Maybe, on that anniversary -- that they will notice that, in fact, some college students jeered him. And the reason that's odd is -- you're noting that, yes, he does tend to now speak only before reliably left-wing audiences, sure, but typically elites.

College students may come from the elite strain, but they aren't yet there.

BECK: Right.

HORNER: They haven't figured out that his agenda is really about other people. They realize they'd like to create wealth, and he's going to make it quite difficult for them.

BECK: Let me go to -- let me go -- 'cause you said, you know, it's been 10 years, almost 10 years -- it's been nine now since we've experienced any warming in the globe. Let me go -- let me show you that we seem to have collective Alzheimer's. From The Washington Post -- “Greenhouse Doomsday”: “The year is 2035. Phoenix is in its third week of temperatures over 130 degrees. ... Holland is under water. Bangladesh has ceased to exist. ... (This) is not science fiction; it's based on current projections.

At what point do the projections start to catch up on them?

HORNER: Well, when they assign years to them -- I believe that article assigned 2035, so, back then, it was a long time in the future. Right now -- remember, Al Gore has been saying, for nigh on five years, that we've got 10 years to live, so, pretty soon, you know, those chickens are going to come home to roost.

BECK: I don't know if you saw this, but in USA Today, I think it was yesterday, the lead story in the Life section was, scientists say it's too late. It's too late to turn this around. I thought --

HORNER: Right.

BECK: -- “Well, I should go buy the Hummer then.”

HORNER: Well, that's when the schism's part starts in the movement because, at that point, the funding drives up. What's the point? Remember, Glenn, we spent $5 billion with a “b” researching this that's purportedly settled, and now it's too late. Why don't we spend the money productively to help with adaptation, which is how societies -- successful societies have always dealt with something that they always face: climate change.

BECK: Chris, thank you. I want to leave you with one quick quote here. It is from Discover magazine: "[W]e have to offer up some scary scenarios, make simplified dramatic statements and little mention of any doubts one might have." Discover magazine, 1989. Seems like the playbook.

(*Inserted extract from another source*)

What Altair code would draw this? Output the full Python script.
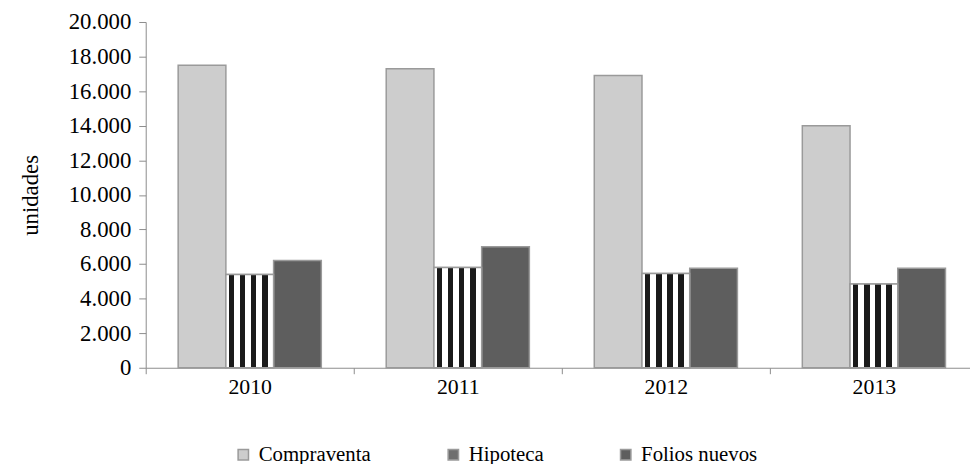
import altair as alt
import pandas as pd

years = ["2010", "2011", "2012", "2013"]
series = ["Compraventa", "Hipoteca", "Folios nuevos"]
compraventa = [17500, 17300, 16900, 14000]
hipoteca = [5400, 5800, 5450, 4850]
folios = [6200, 7000, 5750, 5750]

rows = []
for i, y in enumerate(years):
    rows.append({"Año": y, "Serie": "Compraventa", "Valor": compraventa[i]})
    rows.append({"Año": y, "Serie": "Hipoteca", "Valor": hipoteca[i]})
    rows.append({"Año": y, "Serie": "Folios nuevos", "Valor": folios[i]})
df = pd.DataFrame(rows)

FONT = "Liberation Serif"
AXIS_GRAY = "#8c8c8c"

x_enc = alt.X(
    "Año:N",
    sort=years,
    scale=alt.Scale(paddingInner=0, paddingOuter=0, range=[0, 840]),
    axis=alt.Axis(
        title=None, labelAngle=0, tickBand="extent", tickSize=6,
        labelPadding=3, domainColor=AXIS_GRAY, tickColor=AXIS_GRAY,
        labelFont=FONT, labelFontSize=22, labelColor="black",
    ),
)
xoff_enc = alt.XOffset(
    "Serie:N", sort=series,
    scale=alt.Scale(domain=series, paddingInner=0, paddingOuter=0.68),
)
y_enc = alt.Y(
    "Valor:Q",
    scale=alt.Scale(domain=[0, 20000]),
    axis=alt.Axis(
        title="unidades", values=list(range(0, 20001, 2000)), grid=False,
        labelExpr="replace(format(datum.value, ','), ',', '.')",
        tickSize=7, labelPadding=8, domainColor=AXIS_GRAY, tickColor=AXIS_GRAY,
        labelFont=FONT, labelFontSize=23, labelColor="black",
        titleFont=FONT, titleFontSize=23, titleFontWeight="normal",
        titleColor="black", titlePadding=26,
    ),
)

base = alt.Chart(df)

bars = base.mark_bar(stroke="#9a9a9a", strokeWidth=1.5).encode(
    x=x_enc,
    xOffset=xoff_enc,
    y=y_enc,
    fill=alt.Fill(
        "Serie:N", sort=series,
        scale=alt.Scale(domain=series, range=["#cdcdcd", "#6e6e6e", "#5e5e5e"]),
        legend=alt.Legend(
            title=None, orient="none", direction="horizontal",
            legendX=88, legendY=426, padding=0,
            symbolType="square", symbolSize=110, symbolStrokeColor="#9a9a9a",
            symbolStrokeWidth=1.5, labelFont=FONT, labelFontSize=21,
            labelColor="black", labelOffset=5, columnPadding=72,
        ),
    ),
)

stops = [{"offset": 0, "color": "white"}]
for a, b in [(0.06, 0.17), (0.29, 0.41), (0.53, 0.64), (0.76, 0.88)]:
    stops += [
        {"offset": a, "color": "white"}, {"offset": a, "color": "#1a1a1a"},
        {"offset": b, "color": "#1a1a1a"}, {"offset": b, "color": "white"},
    ]
stops.append({"offset": 1, "color": "white"})

hip = base.transform_filter(alt.datum.Serie == "Hipoteca").mark_bar(
    stroke="#9a9a9a", strokeWidth=1.5,
    fill=alt.Gradient(gradient="linear", stops=stops, x1=0, x2=1, y1=0, y2=0),
).encode(x=x_enc, xOffset=xoff_enc, y=y_enc)

chart = alt.layer(bars, hip).properties(
    width=832, height=349,
    autosize=alt.AutoSizeParams(type="none"),
    padding={"left": 139, "top": 12, "right": 0, "bottom": 95},
).configure(font=FONT).configure_view(stroke=None)

chart.save("out.html", embed_options={"renderer": "svg", "actions": False})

That's “The Real Story” tonight, and in the spirit of equal time, I want to give Al Gore a chance to respond, and I mean this sincerely. Here it is.

[begin video clip]

AL GORE IMPERSONATOR: I want to talk to you today about global warming. We all know the dangers it presents, so I'm not going to try and scare you. I'm just going to present you with the facts.

Here's fact No. 1: If you don't act soon, the Earth will suffer many, many explosions! Bombs! Deaths! It's going to be hell on Earth! Your skin is going to bubble! You're going to burn alive, and you're going to be dead -- dead! So dead you won't even believe how dead you are!

UNIDENTIFIED MALE: This message brought to you by the Committee to Keep Al Gore's Ongoing 2012 Presidential Campaign Secret.